Shoot me an email (see profile). Medium sized company - analytics, financial services, other interesting data science stuff. Offices in London and elsewhere :-) I'll help steer you to our HR people and if you're successful, will receive a modest introduction bonus. We pay well, but not investment bank salaries. We have lots of PhDs - they're coming out of our ears, so you'll feel quite at home. It also seems that the planets are in alignment for our tech and its place in the market, so things are very upbeat right now.
Slightly unrelated to your offer but I am curious that you have lots of PhDs. Is this a requirement for the position or is it just by chance?
Senior front end developer. 4 years experience. Now a contractor on my first project at £350/day in a big company. Expecting this to rise to 400/450 for the next gig. A few months ago I was full time at a startup on £52K.
48k, London startup, frontend, 2.5 yrs exp. Took a paycut from 52.5k (@ 1.5 yrs exp) for this role.

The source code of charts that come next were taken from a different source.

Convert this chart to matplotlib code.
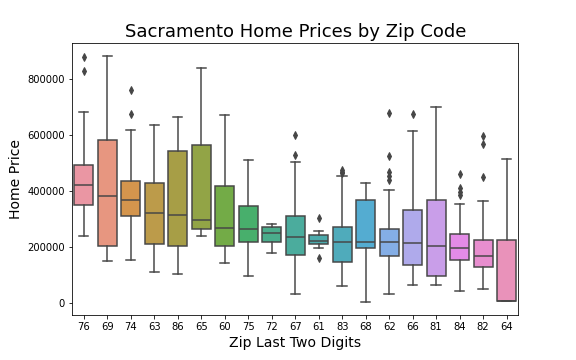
import numpy as np
import matplotlib
matplotlib.use("Agg")
import matplotlib.pyplot as plt
import seaborn as sns
import colorsys

# zip codes (last two digits) in plotted order
zips = ["76", "69", "74", "63", "86", "65", "60", "75", "72", "67",
        "61", "83", "68", "62", "66", "81", "84", "82", "64"]

# box statistics
whislo = [238000, 149000, 152000, 108000, 102000, 238000, 140000, 97000, 176000, 30000,
          194000, 58000, 2000, 30000, 62000, 62000, 40000, 49000, 4897]
q1 = [348000, 201000, 308000, 209000, 204000, 265000, 204000, 218000, 216000, 169000,
      210000, 147000, 194000, 165000, 133000, 94000, 151000, 126000, 4897]
med = [420000, 380000, 368000, 320000, 315000, 294000, 266000, 263000, 248000, 234000,
       222000, 218000, 218000, 218000, 213000, 204000, 195000, 166000, 4897]
q3 = [493000, 580000, 436000, 426000, 543000, 565000, 416000, 347000, 269000, 308000,
      241000, 269000, 368000, 263000, 330000, 366000, 245000, 223000, 223000]
whishi = [680000, 883000, 616000, 636000, 662000, 840000, 669000, 511000, 282000, 502000,
          256000, 452000, 427000, 402000, 612000, 698000, 353000, 363000, 512000]
fliers = [[877000, 826000], [], [761000, 673000], [], [], [], [], [], [], [599000, 528000],
          [302000, 159000], [475000, 468000, 462000], [], [678000, 524000, 466000, 452000, 437000],
          [675000], [], [460000, 409000, 395000, 384000], [597000, 568000, 449000], []]

stats = []
for i in range(len(zips)):
    stats.append(dict(whislo=whislo[i], q1=q1[i], med=med[i], q3=q3[i],
                      whishi=whishi[i], fliers=fliers[i], label=zips[i]))

# old seaborn: husl with l=.7, then saturation .75
pal = sns.husl_palette(len(zips), l=0.7)
pal = [sns.desaturate(c, 0.75) for c in pal]
lum = min(colorsys.rgb_to_hls(*c)[1] for c in pal) * 0.6
gray = (lum, lum, lum)

fig = plt.figure(figsize=(8, 5), dpi=72)
ax = fig.add_axes([0.125, 0.125, 0.775, 0.755])

pos = np.arange(len(zips))
bp = ax.bxp(stats, positions=pos, widths=0.8, patch_artist=True,
            boxprops=dict(edgecolor=gray, linewidth=1.5),
            whiskerprops=dict(color=gray, linewidth=1.5),
            capprops=dict(color=gray, linewidth=1.5),
            medianprops=dict(color=gray, linewidth=1.5),
            flierprops=dict(marker="d", markerfacecolor=gray, markeredgecolor=gray,
                            markersize=5, linestyle="none"))
for patch, c in zip(bp["boxes"], pal):
    patch.set_facecolor(c)
for cap in bp["caps"]:
    x = cap.get_xdata()
    m = x.mean()
    cap.set_xdata([m - 0.2, m + 0.2])

ax.set_xlim(-0.5, len(zips) - 0.5)
ax.set_ylim(-44000, 927000)
ax.set_xticks(pos)
ax.set_xticklabels(zips)
ax.set_title("Sacramento Home Prices by Zip Code", fontsize=18)
ax.set_xlabel("Zip Last Two Digits", fontsize=14)
ax.set_ylabel("Home Price", fontsize=14)

fig.savefig("out.png", dpi=72)
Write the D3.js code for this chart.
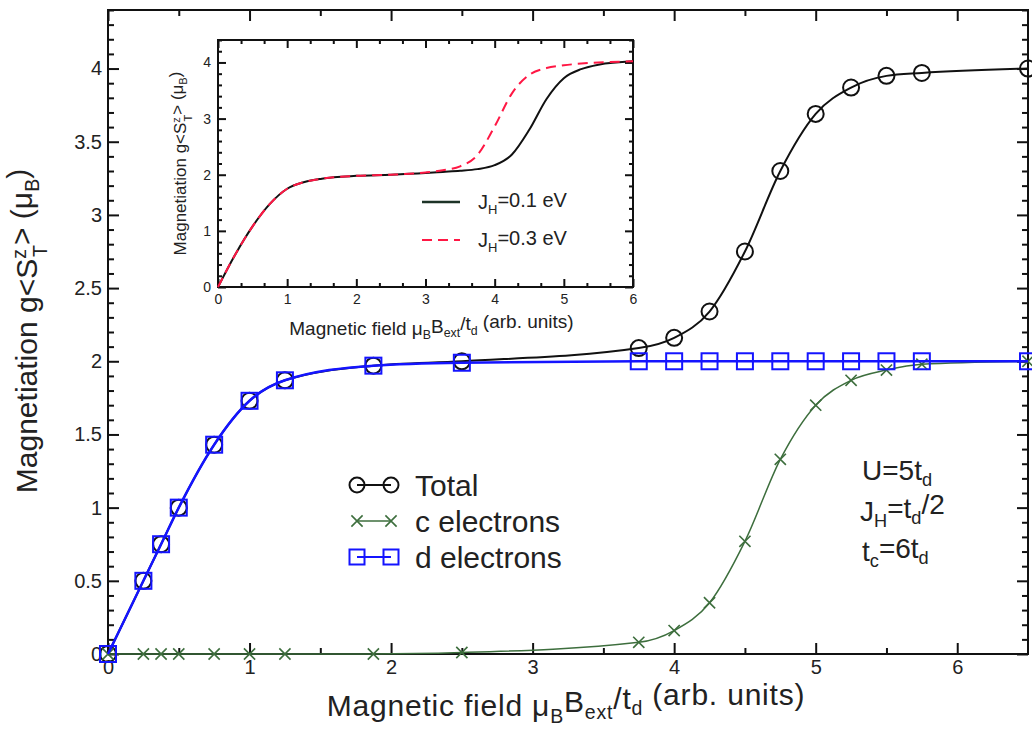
<!DOCTYPE html>
<html lang="en">
<head>
    <meta charset="UTF-8">
    <title>Magnetization</title>
    <script src="https://cdn.jsdelivr.net/npm/d3@7"></script>
    <style>
        html, body {
            margin: 0;
            padding: 0;
            background: #fff;
            overflow: hidden;
        }
        text {
            font-family: 'Liberation Sans', Arial, sans-serif;
            fill: #222;
        }
        .tick line {
            stroke: #111;
            stroke-width: 2px;
        }
        .frame {
            fill: none;
            stroke: #111;
            stroke-width: 2px;
        }
    </style>
</head>
<body>
</body>
<script>
    // main panel data
    const field = [0, 0.25, 0.375, 0.5, 0.75, 1, 1.25, 1.875, 2.5, 3.75, 4, 4.25, 4.5, 4.75, 5, 5.25, 5.5, 5.75, 6.5];
    const totalMag = [0, 0.5, 0.75, 1.0, 1.43, 1.73, 1.87, 1.97, 2.0, 2.09, 2.16, 2.34, 2.75, 3.30, 3.69, 3.87, 3.95, 3.97, 4.0];
    const cMag = [0, 0, 0, 0, 0, 0, 0, 0, 0.01, 0.08, 0.16, 0.35, 0.77, 1.33, 1.70, 1.87, 1.94, 1.98, 2.0];
    const dMag = [0, 0.5, 0.75, 1.0, 1.43, 1.73, 1.87, 1.97, 1.99, 2.0, 2.0, 2.0, 2.0, 2.0, 2.0, 2.0, 2.0, 2.0, 2.0];

    // inset data
    const insetField = [0, 0.25, 0.5, 0.75, 1, 1.25, 1.5, 2, 2.5, 3, 3.25, 3.5, 3.75, 4, 4.25, 4.5, 4.75, 5, 5.25, 5.5, 6];
    const jh01 = [0, 0.58, 1.08, 1.48, 1.75, 1.87, 1.93, 1.98, 2.0, 2.03, 2.05, 2.07, 2.1, 2.17, 2.36, 2.8, 3.35, 3.72, 3.88, 3.96, 4.02];
    const jh03 = [0, 0.58, 1.08, 1.48, 1.75, 1.87, 1.93, 1.98, 2.0, 2.04, 2.08, 2.15, 2.35, 2.86, 3.45, 3.78, 3.9, 3.95, 3.98, 4.0, 4.02];

    const xTicks = [0, 1, 2, 3, 4, 5, 6];
    const yTicks = [0, 0.5, 1, 1.5, 2, 2.5, 3, 3.5, 4];
    const insetXTicks = [0, 1, 2, 3, 4, 5, 6];
    const insetYTicks = [0, 1, 2, 3, 4];

    const seriesStyle = [
        {name: 'Total', values: totalMag, color: '#111', marker: 'circle', width: 2},
        {name: 'c electrons', values: cMag, color: '#3d6e3d', marker: 'cross', width: 1.5},
        {name: 'd electrons', values: dMag, color: '#1414ff', marker: 'square', width: 2.5}
    ];

    let width = 1032;
    let height = 729;

    let svg = d3.select('body').append('svg')
        .attr('width', width)
        .attr('height', height);

    // --- helpers ---
    function drawFrameAxes(g, x, y, w, h, o) {
        let minorX = o.minorX, minorY = o.minorY;

        g.append('g').attr('transform', `translate(0,${h})`)
            .call(d3.axisBottom(x).tickValues(o.xTicks).tickSize(-o.major).tickPadding(o.pad).tickFormat(d3.format('~g')))
            .call(a => a.selectAll('text').style('font-size', o.font + 'px'));
        g.append('g').attr('transform', `translate(0,${h})`)
            .call(d3.axisBottom(x).tickValues(minorX).tickSize(-o.minor).tickFormat(''));
        g.append('g')
            .call(d3.axisTop(x).tickValues(o.xTicks).tickSize(-o.major).tickFormat(''));
        g.append('g')
            .call(d3.axisTop(x).tickValues(minorX).tickSize(-o.minor).tickFormat(''));

        g.append('g')
            .call(d3.axisLeft(y).tickValues(o.yTicks).tickSize(-o.major).tickPadding(o.pad).tickFormat(d3.format('~g')))
            .call(a => a.selectAll('text').style('font-size', o.font + 'px'));
        g.append('g')
            .call(d3.axisLeft(y).tickValues(minorY).tickSize(-o.minor).tickFormat(''));
        g.append('g').attr('transform', `translate(${w},0)`)
            .call(d3.axisRight(y).tickValues(o.yTicks).tickSize(-o.major).tickFormat(''));
        g.append('g').attr('transform', `translate(${w},0)`)
            .call(d3.axisRight(y).tickValues(minorY).tickSize(-o.minor).tickFormat(''));

        g.selectAll('.domain').remove();
        g.append('rect').classed('frame', true).attr('width', w).attr('height', h);
    }

    function drawMarker(sel, type, color, size) {
        if (type === 'circle') {
            sel.append('circle').attr('r', size / 2)
                .attr('fill', 'none').attr('stroke', color).attr('stroke-width', 2);
        } else if (type === 'square') {
            sel.append('rect')
                .attr('x', -size / 2).attr('y', -size / 2)
                .attr('width', size).attr('height', size)
                .attr('fill', 'none').attr('stroke', color).attr('stroke-width', 2);
        } else {
            let s = size * 0.4;
            sel.append('path')
                .attr('d', `M${-s},${-s}L${s},${s}M${-s},${s}L${s},${-s}`)
                .attr('stroke', color).attr('stroke-width', 1.6);
        }
    }

    // axis titles with sub/superscripts
    function magTitle(t) {
        t.append('tspan').text('Magnetiation g<S');
        t.append('tspan').text('z').attr('dy', '-0.55em').style('font-size', '65%');
        t.append('tspan').text('T').attr('dx', '-0.4em').attr('dy', '1.05em').style('font-size', '65%');
        t.append('tspan').text('> (μ').attr('dy', '-0.5em');
        t.append('tspan').text('B').attr('dy', '0.35em').style('font-size', '65%');
        t.append('tspan').text(')').attr('dy', '-0.35em');
    }

    function fieldTitle(t) {
        t.append('tspan').text('Magnetic field μ');
        t.append('tspan').text('B').attr('dy', '0.35em').style('font-size', '65%');
        t.append('tspan').text('B').attr('dy', '-0.35em');
        t.append('tspan').text('ext').attr('dy', '0.35em').style('font-size', '65%');
        t.append('tspan').text('/t').attr('dy', '-0.35em');
        t.append('tspan').text('d').attr('dy', '0.35em').style('font-size', '65%');
        t.append('tspan').text(' (arb. units)').attr('dy', '-0.35em');
    }

    // --- main panel ---
    let margin = {left: 108, top: 10, right: 4, bottom: 75};
    let w = width - margin.left - margin.right;
    let h = height - margin.top - margin.bottom;

    let x = d3.scaleLinear().domain([0, 6.5]).range([0, w]);
    let y = d3.scaleLinear().domain([0, 4.4]).range([h, 0]);

    let main = svg.append('g').attr('transform', `translate(${margin.left},${margin.top})`);

    drawFrameAxes(main, x, y, w, h, {
        xTicks: xTicks,
        yTicks: yTicks,
        minorX: [0.5, 1.5, 2.5, 3.5, 4.5, 5.5],
        minorY: d3.range(0, 45).filter(i => i % 5 !== 0).map(i => i / 10),
        major: 11, minor: 6, pad: 6, font: 20
    });

    let line = d3.line()
        .x((d, i) => x(field[i]))
        .y(d => y(d))
        .curve(d3.curveMonotoneX);

    seriesStyle.forEach(s => {
        main.append('path')
            .datum(s.values)
            .attr('d', line)
            .attr('fill', 'none')
            .attr('stroke', s.color)
            .attr('stroke-width', s.width);

        main.append('g').selectAll('g')
            .data(s.values).enter()
            .append('g')
            .attr('transform', (d, i) => `translate(${x(field[i])},${y(d)})`)
            .each(function () {
                drawMarker(d3.select(this), s.marker, s.color, s.marker === 'cross' ? 14 : 16);
            });
    });

    // legend
    let legend = main.append('g').attr('transform', 'translate(249,475)');
    seriesStyle.forEach((s, i) => {
        let row = legend.append('g').attr('transform', `translate(0,${i * 36})`);
        row.append('line').attr('x1', 0).attr('x2', 34)
            .attr('stroke', s.color).attr('stroke-width', s.width === 1.5 ? 1.5 : 2);
        [0, 34].forEach(px => {
            drawMarker(row.append('g').attr('transform', `translate(${px},0)`), s.marker, s.color, s.marker === 'cross' ? 14 : 15);
        });
        row.append('text').attr('x', 58).attr('y', 11).style('font-size', '30px').text(s.name);
    });

    // parameter annotation
    let note = main.append('g').style('font-size', '28px');
    let n1 = note.append('text').attr('x', 754).attr('y', 470);
    n1.append('tspan').text('U=5t');
    n1.append('tspan').text('d').attr('dy', '0.35em').style('font-size', '65%');
    let n2 = note.append('text').attr('x', 752).attr('y', 511);
    n2.append('tspan').text('J');
    n2.append('tspan').text('H').attr('dy', '0.35em').style('font-size', '65%');
    n2.append('tspan').text('=t').attr('dy', '-0.35em');
    n2.append('tspan').text('d').attr('dy', '0.35em').style('font-size', '65%');
    n2.append('tspan').text('/2').attr('dy', '-0.35em');
    let n3 = note.append('text').attr('x', 754).attr('y', 551);
    n3.append('tspan').text('t');
    n3.append('tspan').text('c').attr('dy', '0.35em').style('font-size', '65%');
    n3.append('tspan').text('=6t').attr('dy', '-0.35em');
    n3.append('tspan').text('d').attr('dy', '0.35em').style('font-size', '65%');

    // axis titles
    let xt = svg.append('text')
        .attr('x', 566).attr('y', 716)
        .attr('text-anchor', 'middle')
        .style('font-size', '30px')
        .style('letter-spacing', '0.8px');
    fieldTitle(xt);

    let yt = svg.append('text')
        .attr('transform', 'translate(37,331) rotate(-90)')
        .attr('text-anchor', 'middle')
        .style('font-size', '30px');
    magTitle(yt);

    // --- inset ---
    let ix0 = 218, iy0 = 40, iw = 415, ih = 247;
    let ix = d3.scaleLinear().domain([0, 6]).range([0, iw]);
    let iy = d3.scaleLinear().domain([0, 4.4]).range([ih, 0]);

    let inset = svg.append('g').attr('transform', `translate(${ix0},${iy0})`);
    inset.append('rect').attr('width', iw).attr('height', ih).attr('fill', '#fff');

    drawFrameAxes(inset, ix, iy, iw, ih, {
        xTicks: insetXTicks,
        yTicks: insetYTicks,
        minorX: d3.range(0, 19).filter(i => i % 3 !== 0).map(i => i / 3),
        minorY: d3.range(0, 23).filter(i => i % 5 !== 0).map(i => i / 5),
        major: 8, minor: 4, pad: 7, font: 14
    });

    let iline = d3.line()
        .x((d, i) => ix(insetField[i]))
        .y(d => iy(d))
        .curve(d3.curveMonotoneX);

    inset.append('path').datum(jh01).attr('d', iline)
        .attr('fill', 'none').attr('stroke', '#111').attr('stroke-width', 2);
    inset.append('path').datum(jh03).attr('d', iline)
        .attr('fill', 'none').attr('stroke', '#ff1744').attr('stroke-width', 2)
        .attr('stroke-dasharray', '10,6');

    let ileg = inset.append('g').attr('transform', 'translate(204,162)');
    ileg.append('line').attr('x1', 0).attr('x2', 38).attr('stroke', '#1d3327').attr('stroke-width', 2.5);
    ileg.append('line').attr('x1', 0).attr('x2', 38).attr('y1', 38).attr('y2', 38)
        .attr('stroke', '#ff1744').attr('stroke-width', 2).attr('stroke-dasharray', '10,6');
    [['0.1 eV', 0], ['0.3 eV', 38]].forEach(l => {
        let t = ileg.append('text').attr('x', 56).attr('y', l[1] + 7).style('font-size', '20px');
        t.append('tspan').text('J');
        t.append('tspan').text('H').attr('dy', '0.35em').style('font-size', '65%');
        t.append('tspan').text('=' + l[0]).attr('dy', '-0.35em');
    });

    let ixt = svg.append('text')
        .attr('x', ix0 + iw / 2 + 6).attr('y', 335)
        .attr('text-anchor', 'middle')
        .style('font-size', '19px');
    fieldTitle(ixt);

    let iyt = svg.append('text')
        .attr('transform', `translate(186,${iy0 + ih / 2}) rotate(-90)`)
        .attr('text-anchor', 'middle')
        .style('font-size', '17px');
    magTitle(iyt);
</script>
</html>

Off topic - As someone in your exact previous position and looking to make the same move to contracting do you have any advice, did you find it easy to land that first contract?

I did find it quite easy. I just followed up with a recruiter, went to interview and got the job. You usually have to start fairly quickly so have some holiday banked up so you can leave permanent work sooner.

The work, culture, etc is similar to any other permanent job I've had. As long as you keep up to date and are good you'll be fine. Other companies may differ wildly I'm sure

working for an engineering consultancy at a very senior technical level, overseeing big data projects, and doing some business development. £80k p/a plus benefits
6 years experience. software developer 450£ per day
what is your stack? frontend, java, c++ (and, do you work in finance?)
nodejs right now, but I'm full stack

I don't work in finance

Just switched roles so can give two:

Small Investment Bank - 61k + ~30% Bonus (3-5years experience) Java / Angular - Back Office Developer - Permanent

Small Hedge Fund - 65k + 50%+ Bonus (expected/promised) - .Net / WPF (5years experience although not in .Net) - Permanent

What are the hours?
Not bad to be honest, 8-7 but I do get out for an hour or so at lunch.
Those look pretty bad to someone outside London.

How much travel on top of that?

Working 10hr per day looks bad even inside London!
I'm young, so if I'm not coding at work, I would be doing it at home most of the week.

Travel is < 30 minutes each way.

But the coding at home would be your IP and you'd have no boss to tell you what tech to use.
In 2013 I declined an offer (first job, graduate): software dev in bigco (IT Provider travel industry), £38K
For comparison, in Devon. Full stack senior developer, 20 years experience, full time - £42K.
(kind of off topic) considering a move? considered riverford.co.uk? if so fire me your CV...
Riverford is hiring? Oh that's funny. Could be fun to work where I buy my veggies.
Senior developer with a front-end focus at a startup with some corporate backing, 7 years of experience, ~80k plus benefits.